Corruption allegations around the massive deal to Saudi Arabia, another government-to-government deal involving BAE Systems’ forerunner British Aerospace, were also investigated by the National Audit Office. Its results were issued in a 1992 report for the Public Accounts Committee. The report has never been published (see Parliamentary), despite Labour’s pledge while in opposition to do so. Indeed, Freedom of Information requests for it are currently being denied on grounds of Parliamentary Privilege: insisting that its publication remains the prerogative of MPs, even though in 1992 only two members of the Public Accounts Committee were allowed to see it, and none of the current members have seen it. It is the only National Audit Office report ever presented to Parliament which has never been published. Labour defence ministers have assiduously continued the Tory refusal to publish.

Closed files on current customers
The Foreign Office too is continuing the fight to keep its own Saudi arms trade files secret, many of which are almost 40 years old. Several of the closed files concern the role of Mr Fustuq in Saudi Arabia, as well as that of Geoffrey Edwards in the deals of the 1960s.

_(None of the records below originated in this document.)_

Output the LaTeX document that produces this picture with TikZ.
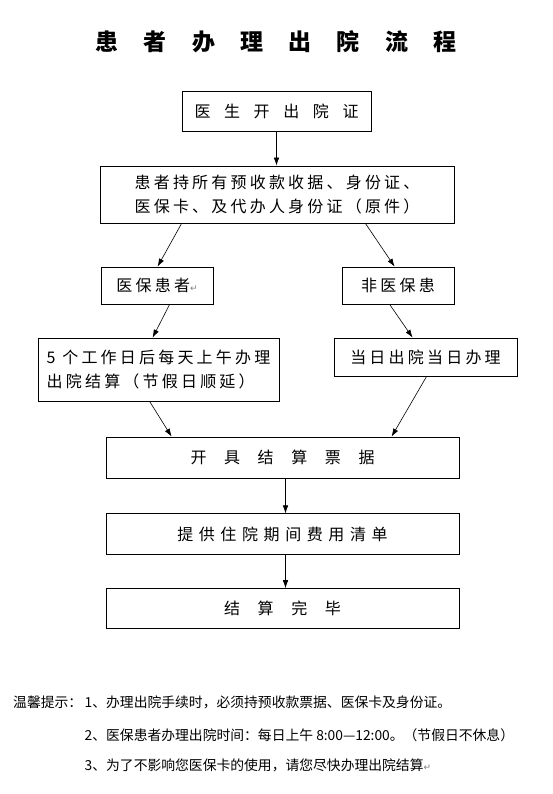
\documentclass[tikz,border=0pt]{standalone}
\usepackage{fontspec}
\usepackage{xcolor}
\usepackage{tikz}
\usetikzlibrary{arrows.meta, positioning, calc}
\newfontfamily\cjk{Noto Sans CJK SC}
\newfontfamily\dejavu{DejaVu Sans}
\newcommand{\wgap}{\hspace{1.1em}}
\newcommand{\ngap}{\hspace{0.85em}}
\newcommand{\tgap}{\hspace{1.1em}}
\newcommand{\retmark}{{\dejavu\color{gray}\fontsize{9}{9}\selectfont ↵}}
\tikzset{
  titletext/.style={
    font=\cjk\bfseries\fontsize{23}{27}\selectfont
  },
  stepbox/.style={
    rectangle,
    draw=black,
    line width=0.8pt,
    inner sep=0pt,
    text centered,
    font=\cjk\fontsize{16}{24}\selectfont\addfontfeature{LetterSpace=20}
  },
  widebox/.style={
    stepbox,
    font=\cjk\fontsize{16}{24}\selectfont
  },
  note/.style={
    inner sep=0pt,
    anchor=west,
    font=\cjk\fontsize{13.8}{16}\selectfont
  },
  arrow/.style={
    line width=0.6pt,
    -{Latex[length=8pt, width=5.5pt]}
  }
}
\begin{document}
\begin{tikzpicture}[x=1pt, y=-1pt]
  \useasboundingbox (0,0) rectangle (553,794);

  % --- title ---
  \node (title) [titletext] at (276,42) {患\tgap 者\tgap 办\tgap 理\tgap 出\tgap 院\tgap 流\tgap 程};

  % --- flow ---
  \node (b1) [widebox, minimum width=189pt, minimum height=40pt] at (276.5,111) {医\ngap 生\ngap 开\ngap 出\ngap 院\ngap 证};
  \node (b2) [stepbox, minimum width=354pt, minimum height=57pt, align=center] at (277,194.5) {患者持所有预收款收据、身份证、\\医保卡、及代办人身份证（原件）};
  \node (b3) [stepbox, minimum width=112pt, minimum height=37pt] at (157,285.5) {医保患者\retmark};
  \node (b4) [stepbox, minimum width=112pt, minimum height=37pt] at (398,285.5) {非医保患};
  \node (b5) [stepbox, minimum width=241pt, minimum height=63pt, align=left] at (158.5,369.5) {5 个工作日后每天上午办理\\出院结算（节假日顺延）};
  \node (b6) [stepbox, minimum width=183pt, minimum height=38pt] at (425.5,357) {当日出院当日办理};
  \node (b7) [widebox, minimum width=353pt, minimum height=41pt] at (282.5,457.5) {开\wgap 具\wgap 结\wgap 算\wgap 票\wgap 据};
  \node (b8) [stepbox, minimum width=353pt, minimum height=41pt, below=35pt of b7,
    font=\cjk\fontsize{16}{24}\selectfont\addfontfeature{LetterSpace=35}] {提供住院期间费用清单};
  \node (b9) [widebox, minimum width=353pt, minimum height=40pt, below=33pt of b8] {结\wgap 算\wgap 完\wgap 毕};

  \draw[arrow] (b1.south) -- (b1.south |- b2.north);
  \draw[arrow] ([xshift=82pt]b2.south west) -- ([xshift=57pt]b3.north west);
  \draw[arrow] ([xshift=-89pt]b2.south east) -- ([xshift=53pt]b4.north west);
  \draw[arrow] ([xshift=69pt]b3.south west) -- ([xshift=115pt]b5.north west);
  \draw[arrow] ([xshift=48pt]b4.south west) -- ([xshift=79pt]b6.north west);
  \draw[arrow] ([xshift=112pt]b5.south west) -- ([xshift=66pt]b7.north west);
  \draw[arrow] ([xshift=93pt]b6.south west) -- ([xshift=286pt]b7.north west);
  \draw[arrow] ([xshift=3pt]b7.south) -- ([xshift=3pt]b8.north);
  \draw[arrow] ([xshift=3pt]b8.south) -- ([xshift=3pt]b9.north);

  % --- notes ---
  \node (tip) [note] at (13,702) {温馨提示：};
  \node (n1) [note] at (84.5,702) {1、办理出院手续时，必须持预收款票据、医保卡及身份证。};
  \node (n2) [note] at (84.5,735) {2、医保患者办理出院时间：每日上午 8:00—12:00。（节假日不休息）};
  \node (n3) [note] at (84.5,765) {3、为了不影响您医保卡的使用，请您尽快办理出院结算\retmark};

\end{tikzpicture}
\end{document}
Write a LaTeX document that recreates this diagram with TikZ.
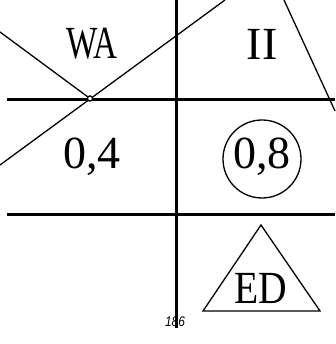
\documentclass[tikz,border=0pt]{standalone}
\usepackage{fontspec}
\setmainfont{Liberation Serif}
\setsansfont{Liberation Sans}
\begin{document}
\begin{tikzpicture}[x=1pt,y=-1pt,
  thickline/.style={line width=3pt},
  thinline/.style={line width=1.3pt},
  bigtext/.style={font=\fontsize{46}{46}\selectfont, inner sep=0pt}]
\useasboundingbox (0,0) rectangle (335,344);
% coordinates
\coordinate (vtop) at (176,0);
\coordinate (vbot) at (176,328);
\coordinate (h1l) at (7,100);
\coordinate (h1r) at (335,100);
\coordinate (h2l) at (7,214);
\coordinate (h2r) at (335,214);
\coordinate (aL) at (0,32);
\coordinate (P) at (90,98.5);
\coordinate (bL) at (0,165);
\coordinate (bT) at (225,0);
\coordinate (cT) at (284,0);
\coordinate (cB) at (335,111);
% grid
\draw[thickline] (vtop) -- (vbot);
\draw[thickline] (h1l) -- (h1r);
\draw[thickline] (h2l) -- (h2r);
% diagonals
\draw[thinline] (aL) -- (P);
\draw[thinline] (bL) -- (bT);
\draw[thinline] (cT) -- (cB);
\draw[thinline, fill=white] (P) circle (2.6);
% labels
\node[bigtext, xscale=0.72] (wa) at (92,44) {WA};
\node[bigtext] (ii) at (262,44) {II};
\node[bigtext] (n04) at (92,157) {0,4};
\node[bigtext] (n08) at (262,157) {0,8};
\draw[thinline] (262,159) circle (39);
\draw[thinline] (261,225) -- (320,311) -- (203,311) -- cycle;
\node[bigtext, xscale=0.86] (ed) at (261,288) {ED};
\node[font=\sffamily\itshape\fontsize{14}{14}\selectfont, inner sep=0pt, xscale=0.85] (pg) at (175,322) {186};
\end{tikzpicture}
\end{document}
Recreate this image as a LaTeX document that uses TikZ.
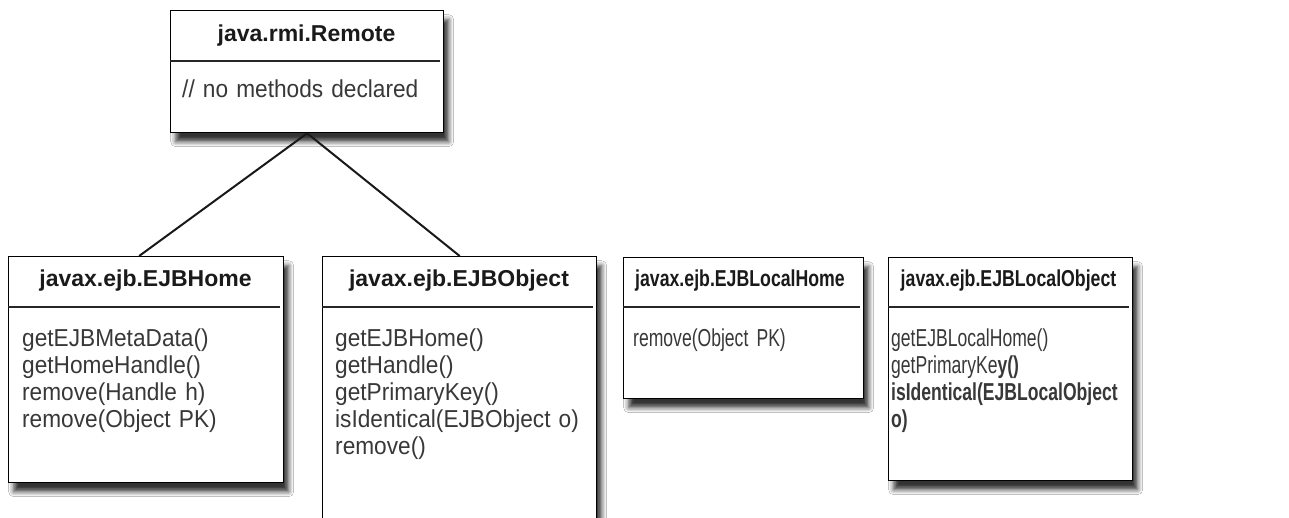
\documentclass[tikz,border=0pt]{standalone}
\usepackage{fontspec}
\setmainfont{Liberation Sans}
\newfontfamily\bodyw[FakeStretch=0.925]{Liberation Sans}
\newfontfamily\bodyn[FakeStretch=0.717]{Liberation Sans}
\newfontfamily\titlew[FakeStretch=1.0]{Liberation Sans}
\newfontfamily\titlen[FakeStretch=0.77]{Liberation Sans}
\usetikzlibrary{shadows.blur}
\definecolor{bodygray}{HTML}{383838}
\definecolor{titleblack}{HTML}{1A1A1A}
\tikzset{
  umlbox/.style={draw=black, line width=1.3pt, fill=white, anchor=north west, inner sep=0pt,
    blur shadow={shadow xshift=5pt, shadow yshift=-9pt, shadow blur radius=5pt, shadow opacity=80}},
  divider/.style={draw=black!85, line width=1.6pt},
  ttl/.style={font=\titlew\bfseries\fontsize{23}{26}\selectfont, text=titleblack, anchor=base, inner sep=0pt},
  ttln/.style={font=\titlen\bfseries\fontsize{23}{26}\selectfont, text=titleblack, anchor=base, inner sep=0pt},
  bodytxt/.style={font=\bodyw\fontsize{24.5}{27}\selectfont, text=bodygray, anchor=base west, inner sep=0pt, align=left, text width=300pt},
  bodytxtn/.style={font=\bodyn\fontsize{24.5}{27}\selectfont, text=bodygray, anchor=base west, inner sep=0pt, align=left, text width=300pt},
  conn/.style={draw=black!90, line width=2pt},
}
\begin{document}
\begin{tikzpicture}[x=1pt, y=-1pt]
\useasboundingbox (0,0) rectangle (1289,518);
\fill[white] (0,0) rectangle (1289,518);

% java.rmi.Remote
\node[umlbox, minimum width=273pt, minimum height=122pt] (remote) at (170,10) {};
\draw[divider] (170,61) -- (440,61);
\node[ttl] (remoteT) at (306.5,42) {java.rmi.Remote};
\node[bodytxt] (remoteB) at (182,98) {// no methods declared};

% EJBHome
\node[umlbox, minimum width=275pt, minimum height=226pt] (home) at (8,256) {};
\draw[divider] (8,307) -- (280,307);
\node[ttl] (homeT) at (145.5,287) {javax.ejb.EJBHome};
\node[bodytxt] (homeB) at (22,346) {getEJBMetaData()\\getHomeHandle()\\remove(Handle h)\\remove(Object PK)};

% EJBObject
\node[umlbox, minimum width=274pt, minimum height=290pt] (object) at (322,256) {};
\draw[divider] (322,307) -- (593,307);
\node[ttl] (objectT) at (459,287) {javax.ejb.EJBObject};
\node[bodytxt] (objectB) at (335,346) {getEJBHome()\\getHandle()\\getPrimaryKey()\\isIdentical(EJBObject o)\\remove()};

% EJBLocalHome
\node[umlbox, minimum width=240pt, minimum height=141pt] (lhome) at (623,257) {};
\draw[divider] (623,307) -- (860,307);
\node[ttln] (lhomeT) at (740,287) {javax.ejb.EJBLocalHome};
\node[bodytxtn] (lhomeB) at (633,346) {remove(Object PK)};

% EJBLocalObject
\node[umlbox, minimum width=244pt, minimum height=223pt] (lobject) at (888,257) {};
\draw[divider] (888,307) -- (1129,307);
\node[ttln] (lobjectT) at (1008.5,287) {javax.ejb.EJBLocalObject};
\node[bodytxtn] (lobjectB) at (891,346) {getEJBLocalHome()\\getPrimaryKe\textbf{y()}\\\textbf{isIdentical(EJBLocalObject}\\\textbf{o)}};

% inheritance connectors
\draw[conn] (remote.south) -- ([xshift=-7pt]home.north);
\draw[conn] (remote.south) -- (object.north);
\end{tikzpicture}
\end{document}
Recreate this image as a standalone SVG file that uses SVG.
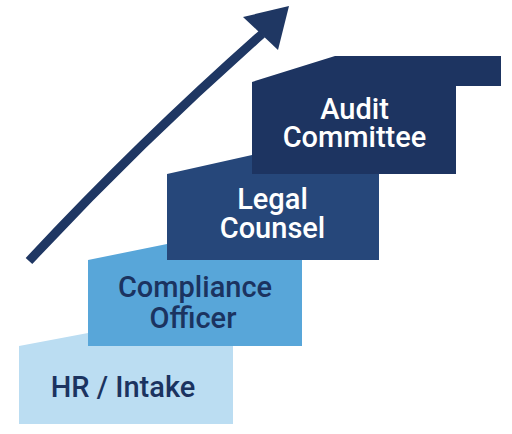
<svg xmlns="http://www.w3.org/2000/svg" width="512" height="434" viewBox="0 0 512 434">
<style>
.lbl{font-family:Roboto,"Liberation Sans",Arial,sans-serif;font-weight:500;font-size:29px;text-anchor:middle}
.dark{fill:#1B3360}
.light{fill:#FFFFFF}
</style>
<rect width="512" height="434" fill="#FFFFFF"/>
<g id="connectors">
<path d="M29,261 Q140,142 262,34" fill="none" stroke="#1F3763" stroke-width="9" stroke-linecap="butt"/>
<polygon points="289,6 243,17 278,50" fill="#1F3763"/>
</g>
<g id="hr-intake">
<polygon points="19,346 88,333 88,346 233,346 233,424 19,424" fill="#BBDDF2"/>
<text class="lbl dark" x="123" y="397">HR / Intake</text>
</g>
<g id="compliance-officer">
<polygon points="88,260 167,244 167,260 302,260 302,346 88,346" fill="#58A6D9"/>
<text class="lbl dark" x="195" y="297">Compliance</text>
<text class="lbl dark" x="193" y="328">Officer</text>
</g>
<g id="legal-counsel">
<polygon points="167,174 252,155 252,174 379,174 379,260 167,260" fill="#26477A"/>
<text class="lbl light" x="272.5" y="209">Legal</text>
<text class="lbl light" x="272.5" y="238">Counsel</text>
</g>
<g id="audit-committee">
<polygon points="252,82 335,56 501,56 501,86 456,86 456,174 252,174" fill="#1D3461"/>
<text class="lbl light" x="354.5" y="119">Audit</text>
<text class="lbl light" x="354.5" y="147">Committee</text>
</g>
</svg>
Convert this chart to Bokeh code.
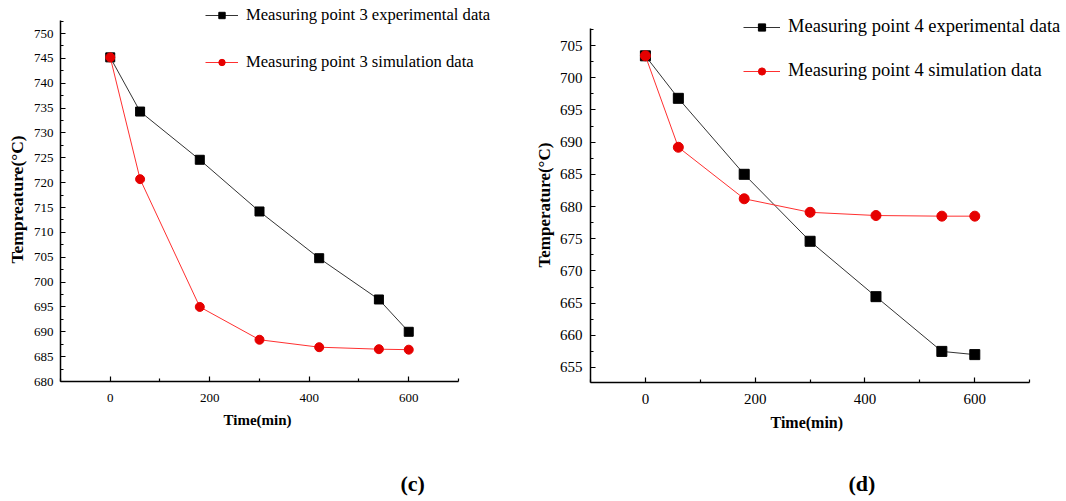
from bokeh.plotting import figure
from bokeh.models import Range1d, FixedTicker, Legend, LegendItem, Title
from bokeh.layouts import row
from bokeh.embed import file_html
from bokeh.resources import INLINE

time_min = [0, 60, 180, 300, 420, 540, 600]

p3_exp = [745.2, 734.3, 724.6, 714.2, 704.8, 696.5, 690.0]
p3_sim = [745.2, 720.7, 695.0, 688.4, 686.9, 686.5, 686.4]

p4_exp = [703.4, 696.8, 685.0, 674.6, 666.0, 657.5, 657.0]
p4_sim = [703.4, 689.2, 681.2, 679.1, 678.6, 678.5, 678.5]

x_ticks = [0, 200, 400, 600]
x_minor = [-100, 100, 300, 500, 700]

FONT = "Liberation Serif"


def make_panel(exp, sim, point, ylabel, caption, xr, yr, ybounds, yticks, yminor,
               fw, fh, bl, br, bt, bb, tick_fs, title_fs, ytitle_fs, leg_fs,
               leg_loc, glyph_w, glyph_h, leg_spacing, msize,
               xlab_off, ylab_off, cap_off, xstand, ystand, xt_stand, yt_stand,
               cap_stand):
    p = figure(frame_width=fw, frame_height=fh,
               x_range=Range1d(*xr), y_range=Range1d(*yr),
               output_backend="svg", toolbar_location=None,
               min_border_left=bl, min_border_right=br,
               min_border_top=bt, min_border_bottom=bb)
    p.outline_line_color = None
    p.xgrid.visible = False
    p.ygrid.visible = False
    p.background_fill_color = "white"
    p.border_fill_color = "white"

    for ax in (p.xaxis[0], p.yaxis[0]):
        ax.axis_line_color = "black"
        ax.axis_line_width = 1.5
        ax.major_tick_in = 5
        ax.major_tick_out = 0
        ax.minor_tick_in = 3
        ax.minor_tick_out = 0
        ax.major_tick_line_color = "black"
        ax.minor_tick_line_color = "black"
        ax.major_tick_line_width = 1.2
        ax.minor_tick_line_width = 1.2
        ax.major_label_text_font = FONT
        ax.major_label_text_font_size = f"{tick_fs}px"
        ax.major_label_text_color = "black"

    p.xaxis[0].ticker = FixedTicker(ticks=x_ticks, minor_ticks=x_minor)
    p.yaxis[0].ticker = FixedTicker(ticks=yticks, minor_ticks=yminor)
    p.xaxis[0].bounds = (-100, 700)
    p.yaxis[0].bounds = ybounds
    p.xaxis[0].major_label_standoff = xstand
    p.yaxis[0].major_label_standoff = ystand

    l1 = p.line(time_min, exp, line_color="#333333", line_width=1)
    s1 = p.scatter(time_min, exp, marker="square", size=msize,
                   fill_color="black", line_color="black")
    l2 = p.line(time_min, sim, line_color="#ff3030", line_width=1)
    s2 = p.scatter(time_min, sim, marker="circle", size=msize,
                   fill_color="#e60000", line_color="#e60000")

    legend = Legend(items=[
        LegendItem(label=f"Measuring point {point} experimental data", renderers=[l1, s1]),
        LegendItem(label=f"Measuring point {point} simulation data", renderers=[l2, s2]),
    ], location=leg_loc)
    legend.background_fill_alpha = 0
    legend.border_line_alpha = 0
    legend.padding = 0
    legend.margin = 0
    legend.spacing = leg_spacing
    legend.glyph_width = glyph_w
    legend.glyph_height = glyph_h
    legend.label_height = glyph_h
    legend.label_standoff = 8
    legend.label_text_font = FONT
    legend.label_text_font_size = f"{leg_fs}px"
    legend.label_text_color = "black"
    p.add_layout(legend, "center")

    xt = Title(text="Time(min)", align="left", offset=xlab_off, standoff=xt_stand,
               text_font=FONT, text_font_size=f"{title_fs}px",
               text_font_style="bold", text_color="black")
    p.add_layout(xt, "below")
    cap = Title(text=caption, align="left", offset=cap_off, standoff=cap_stand,
                text_font=FONT, text_font_size="22px",
                text_font_style="bold", text_color="black")
    p.add_layout(cap, "below")
    yt = Title(text=ylabel, align="left", offset=ylab_off, standoff=yt_stand,
               text_font=FONT, text_font_size=f"{ytitle_fs}px",
               text_font_style="bold", text_color="black")
    p.add_layout(yt, "left")
    return p


p_left = make_panel(p3_exp, p3_sim, 3, "Tempreature(°C)", "(c)",
                    (-100, 834.7), (680, 756.64), (680, 752.6),
                    list(range(680, 751, 5)),
                    [x + 2.5 for x in range(680, 751, 5)],
                    fw=465, fh=381, bl=60, br=5, bt=0, bb=112,
                    tick_fs=13, title_fs=15, ytitle_fs=17.5, leg_fs=16.6,
                    leg_loc=(145, 309), glyph_w=33, glyph_h=16, leg_spacing=27,
                    msize=9, xlab_off=163, ylab_off=118, cap_off=340,
                    xstand=12, ystand=7, xt_stand=10, yt_stand=7, cap_stand=72)

p_right = make_panel(p4_exp, p4_sim, 4, "Temperature(°C)", "(d)",
                     (-100, 763.4), (652.67, 711.99), (652.67, 707.64),
                     list(range(655, 706, 5)),
                     [x + 2.5 for x in range(650, 706, 5)],
                     fw=474, fh=382, bl=60, br=0, bt=0, bb=111,
                     tick_fs=15, title_fs=16, ytitle_fs=17, leg_fs=18.5,
                     leg_loc=(153, 301), glyph_w=37, glyph_h=18, leg_spacing=23,
                     msize=10, xlab_off=180, ylab_off=115, cap_off=258,
                     xstand=11, ystand=8, xt_stand=10, yt_stand=5, cap_stand=67)

layout = row(p_left, p_right, spacing=0)
open("out.html", "w").write(file_html(layout, INLINE))
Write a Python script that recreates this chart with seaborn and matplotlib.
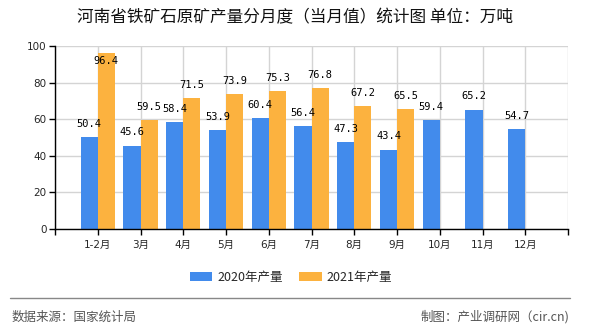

Crucially, the customers from forty years ago remain the customers today – Prince Sultan, the Minister of Defence, and King (then Prince) Abdullah. The cover-up by the Foreign Office and National Audit Office is vital to avoid scuppering BAE Systems’ chances of a massive new arms deal with Saudi Arabia, the initial stages of which were signed by Prince Sultan and then Defence Secretary John Reid in Riyadh in December. As with most of the UK-Saudi arms deals over the last forty years, the taxpayer will likely underwrite this new deal with billions in loan guarantees from the Export Credit Guarantee Department. BAE Systems is now rushing to conclude the deal before the Export Credit Guarantee Department’s procedures change next year to require disclosure of their agents’ identities. Arms sales are still “the biggest single strand in the fabric of the UK/Saudi relationship”. Some things in UK foreign policy never change.